National Native American Heritage Month – Kus-de-cha, Pilot

Mary Riddle won widespread acclaim as one of the first Native American women to earn an airplane pilot’s license. She was born in the community of Bruceport in Washington in 1902. A lifelong resident of the Pacific Northwest, Riddle was a member of both the Quinault Indian Nation in Washington and the Clatsop Tribe in Oregon. She was also known as Kus-de-cha, which means “Kingfisher” in the Quinault language. Riddle indicated in at least one newspaper interview that being named for a bird was indeed appropriate because of her strong interest in aviation.

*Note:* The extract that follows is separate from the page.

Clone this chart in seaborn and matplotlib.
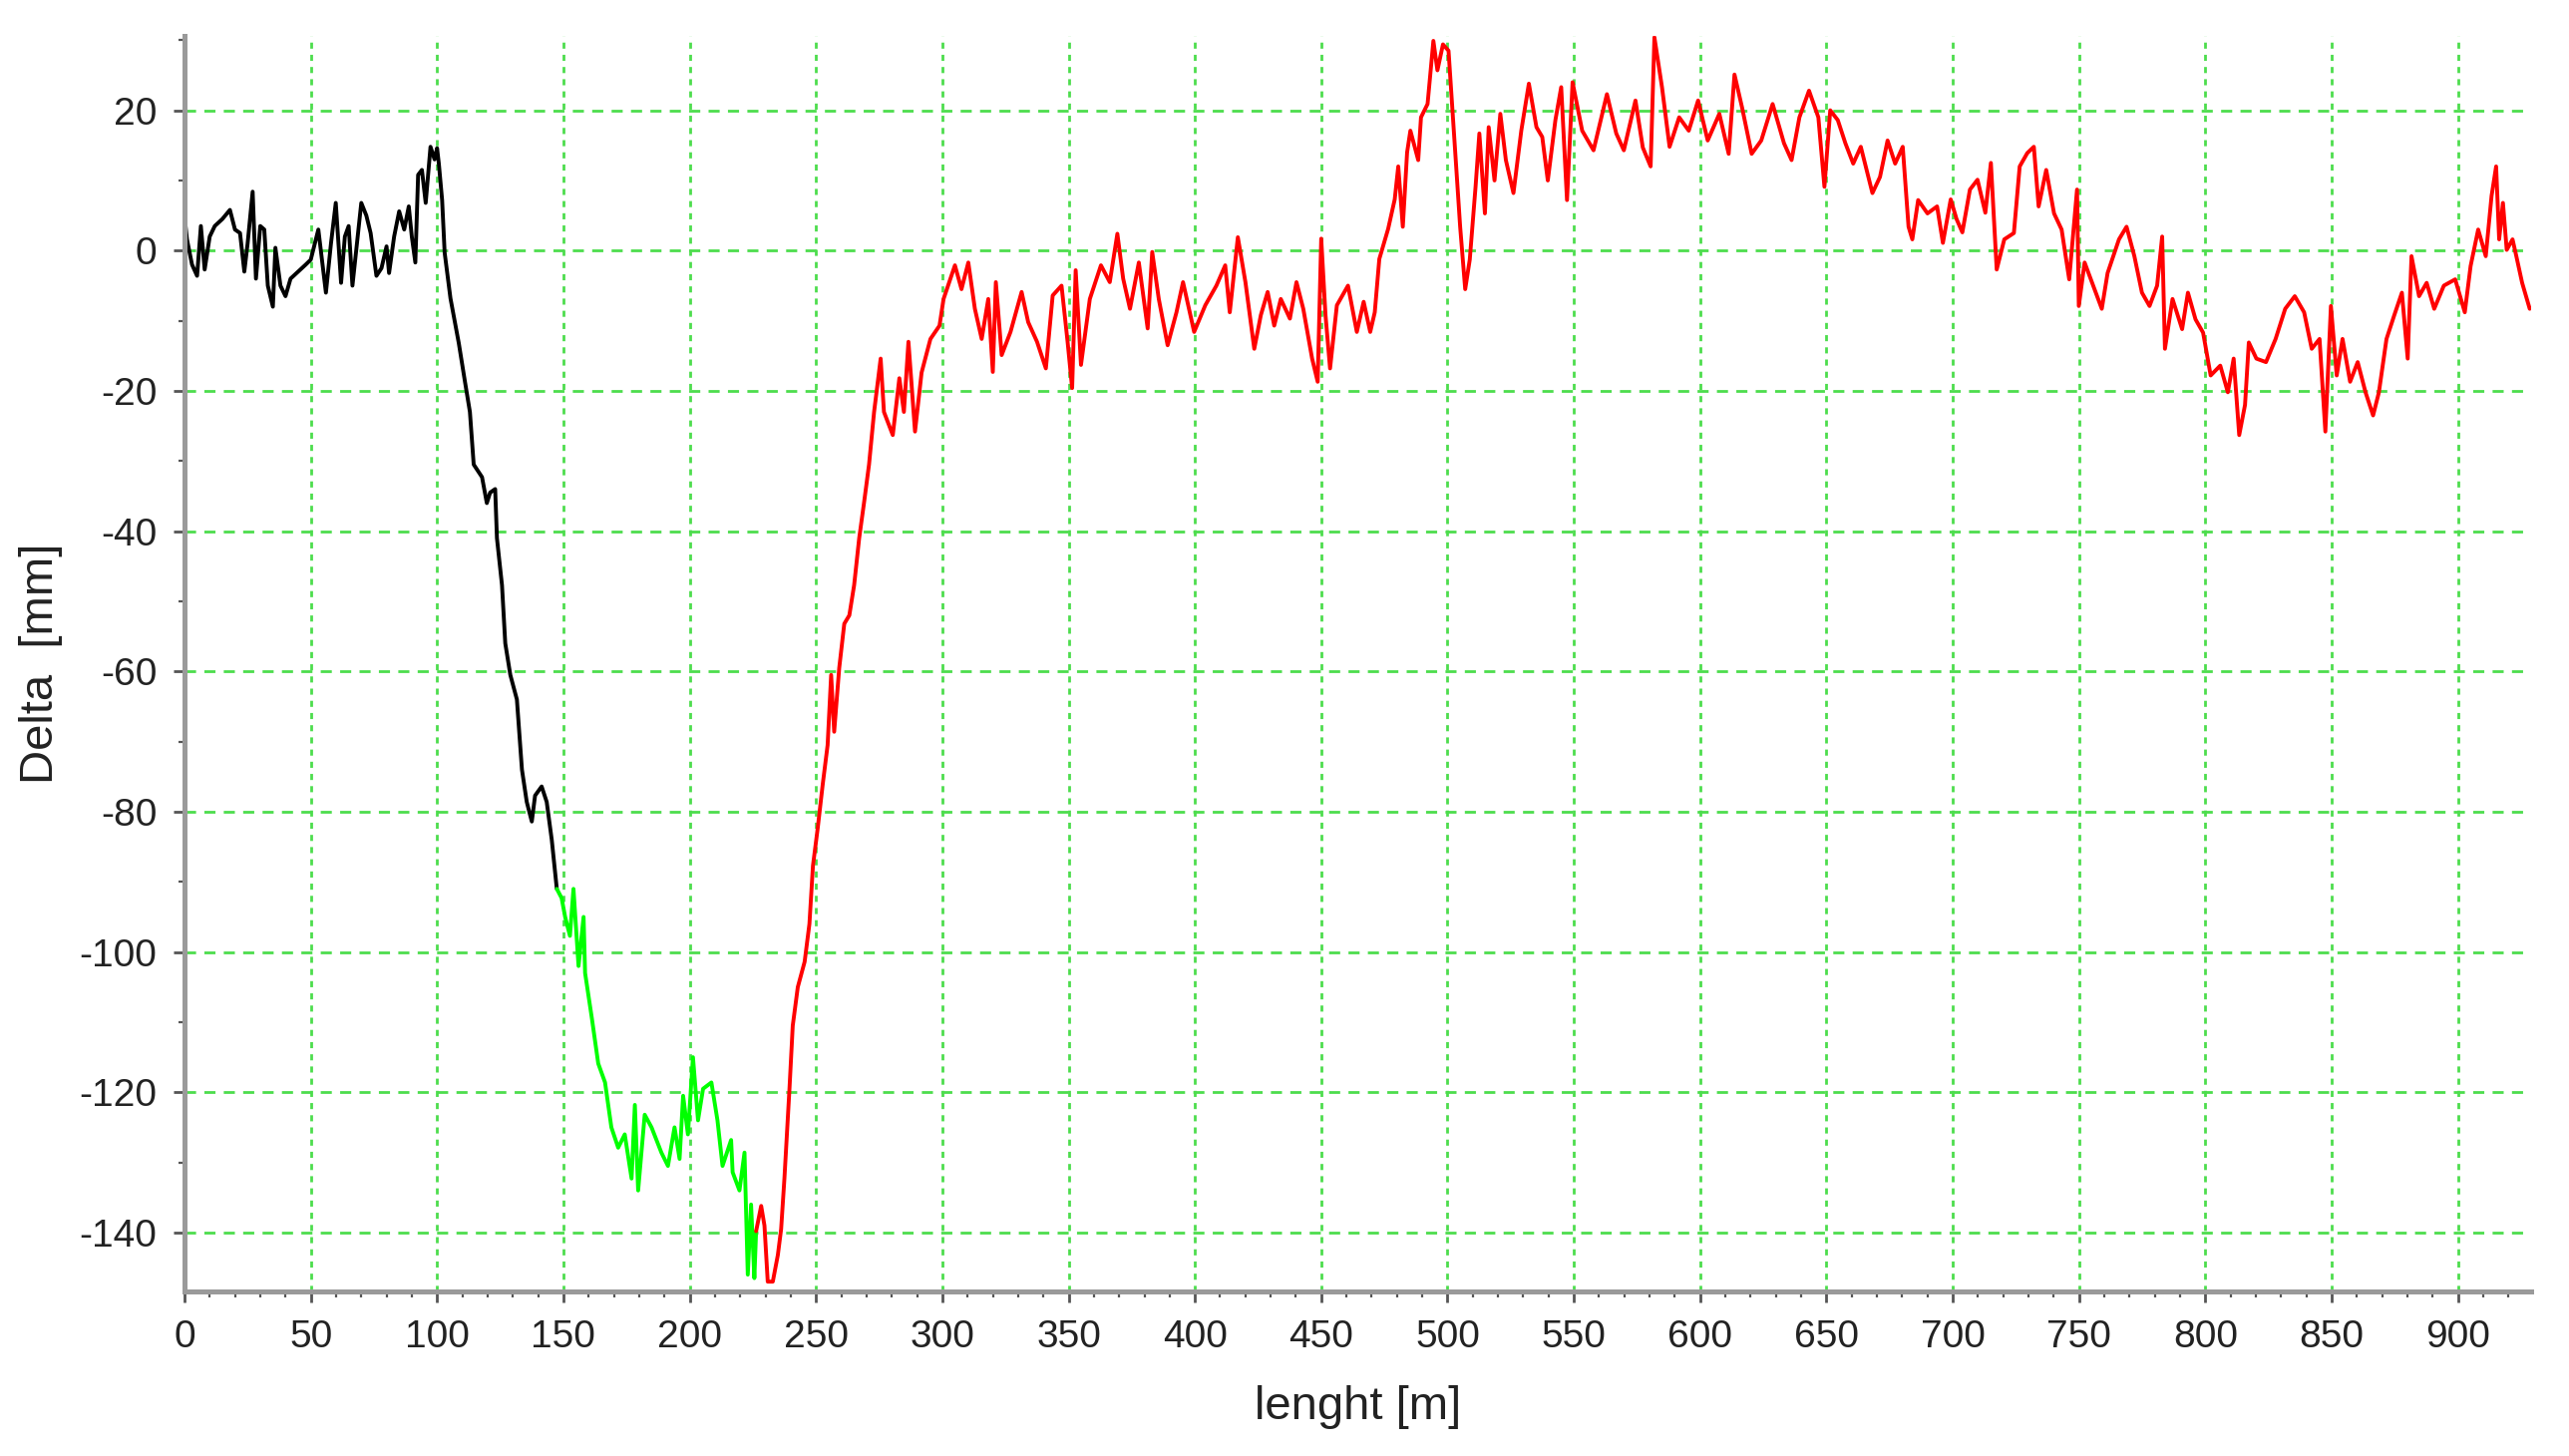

By the late 1920s, Riddle was taking flight lessons from renowned pilot Tex Rankin in Portland, Oregon. “She has made marked progress in flying under his tutelage,” reported the Oregon-based Athena Press in 1930. (Rankin also served as the flight instructor for James Stewart, Errol Flynn, and Edgar Bergen.) Once Riddle reached the point where she could fly a plane solo, the sky was the limit for her aspirations. Her activities included participation as a popular barnstorming pilot in numerous air shows.

Riddle also received nationwide attention after announcing her plans for a transcontinental flight to deliver gifts from Native American tribes in the Pacific Northwest to President Herbert Hoover in Washington, D.C. Various newspapers, featuring a photograph of Riddle in standard pilot attire and next to a plane, highlighted her ambitious coast-to-coast flight objective. Whether Riddle did in fact make that trip to the nation’s capital is unclear, but the coverage she received for her plans underscore both the extensive fame and derring-do reputation she had achieved by that time.

By 1937, Riddle had expanded her airborne skills to also include parachuting. She used this new skill to memorable effect during a national tour to promote aviation. As a key part of the tour, Riddle made a series of well-publicized parachute jumps from the tri-motored Boeing plane “Voice of Washington.” These performances only further strengthened her public appeal.

“Miss Riddle has a charming, quiet, retiring personality which belies her unusual courage and daring,” asserted the Bismarck Tribune in announcing plans for the tour in North Dakota in the spring of 1937. “Besides enjoying flying and parachute jumping, which have made her world famous, she is an accomplished swimmer and rider and thoroughly enjoys golf, tennis and ice skating.”  

During World War II, Riddle used her aviation experience to serve as both a civilian aircraft inspector and aircraft maintenance advisor. She died in Portland in 1981 at the age of 79.